Pasar negeri kita ini, lumayan gede. Menggiurkan buat kaum musik internasional. Ga heran kan, banyak musisi atawa penyanyi luar, berduyun-duyun datang, menggelar konserya di sini. Sampai setuju untuk melakukan tur, ke beberapa kota di Nusantara kita.
Lihat saja, festival jazz juga memberi porsi berlebih pada para musisi, penyanyi, grup luar negeri untuk tampil.  Mereka antusias pastinya dengan kesempatan itu, lantaran pasar yang potensial itu.Sehingga mungkin tak disadari, kita kok memberi kesempatan terlalu besar buat mereka “berjualan” di sini? Aha, serunya ya?

Eits, belok dikit dah. Tapi Fusion Stuff ini, ketauan punya potensi. Saya lantas “menemui” mereka lagi, pada beberapa kesempatan show mereka.

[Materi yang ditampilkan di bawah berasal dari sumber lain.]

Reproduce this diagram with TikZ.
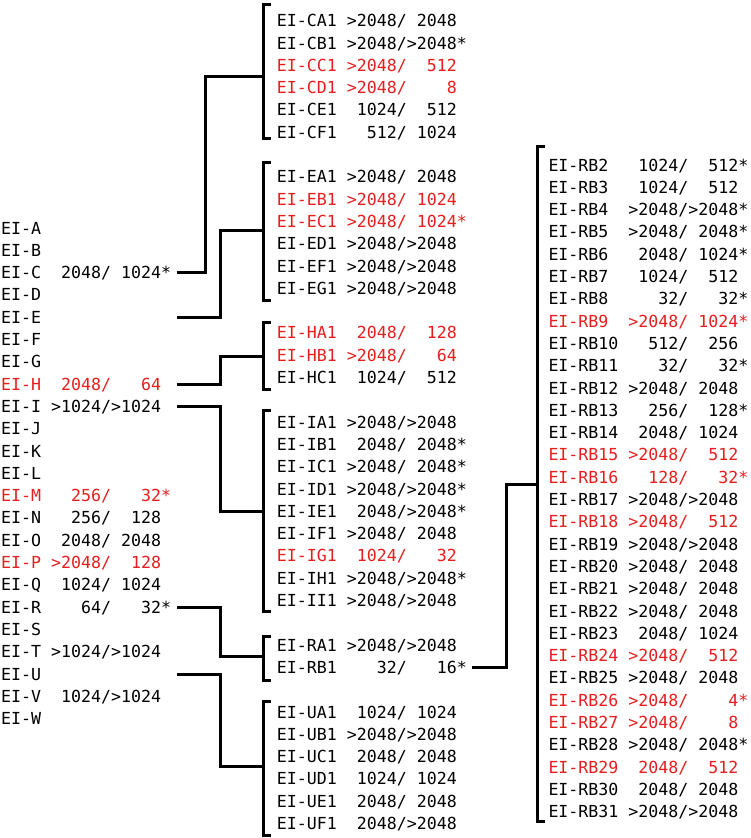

Saya sempat membawa mereka tampil di dua festival yang saya tangani juga, di Solo dan Medan. Mereka tampil maksimal dan....menghibur! Yup, instrumental tapi ternyata...lumayan “merangkul” penonton.
Kalau gitu ceritanya, setelah merangkul. Bagusnya ya, jangan lepasin lagi rangkulan itu. Dekap erat, peluk penuh cinta dan...jangan sampai terpisah. Sampai waktu jualah yang memisahkan. Ini kayak roman percintaan 80-an?
Karena FUSION Stuff juga fusion 80-an banget? Pada perjalanan berikutnya kan, mereka mengalami tahap demi tahap. Waktu ke waktu mereka jalani. Kenyataannya, musik mereka juga berproses kok. 80-an tak terlalu jadi masalah, kan juga sering dianggap...80-an itu kagak ade matinye, coy.
Nyang penting, kreatipitas jangan mati aje. Itu udah cukup. Cukup membuat mereka bisa punya prospek bagus di waktu mendatang. Iya dong? Ada kreasi yang menambah kesegaran musik mereka. Itu penting. Biar tak terlalu berjarak, dengan kupig...anak sekarang. Anak?
Iya, maksudnya tentulah “anak-anak muda”. Kalau Fusion Stuff bisa akrab dengan anak-anak muda, waktu karir mereka bakal lebih panjanglah. Kaum muda, tetap pasar terbesar untuk musik. Itu dimana-mana, tak hanya di Indonesia. Ya, bikin anak muda, jangan kelamaan terlena musik-musik pop yang merintih dan mendayu lah ya. Kasih “semangat ekstra” kepada mereka. Taelaaa!
So, overall Fusion Stuff tetap berpotensi untuk lebih sukses. Menarik, bahwa mereka rajin tampil dimana-mana, tak sebatas ibukota, dan ke Solo dan Medan saja. Menyebarluaskan enerji positif musik mereka secara aktif kemana-mana, langsung, bergerak sendiri dan tepat ke sasaran. Asyiklah!
Kita tunggu kiprah lanjutan Krisna dengan Kadek, Alsa, Dames dan Franky. Sukses bro en sis. Jangan cepet capek yeee. Good Luck! /*








 





2 comments:

Franky Sadikin said...

hidup jazz tanah air. makaseeee banyak om dion atas kejujuran tulisannya. semoga fusion stuff terus bisa merangkul semua kalangan dengan masakannya yg bisa memuaskan hasrat semua kalangan juga aminnnn :)

Gideon Momongan said...

Trims juga boeng Franky Sadikin. Sukses juga utk perjalanan solo-nya. Lanjooooot...Terussss....Semangattt....Pantang menyerah!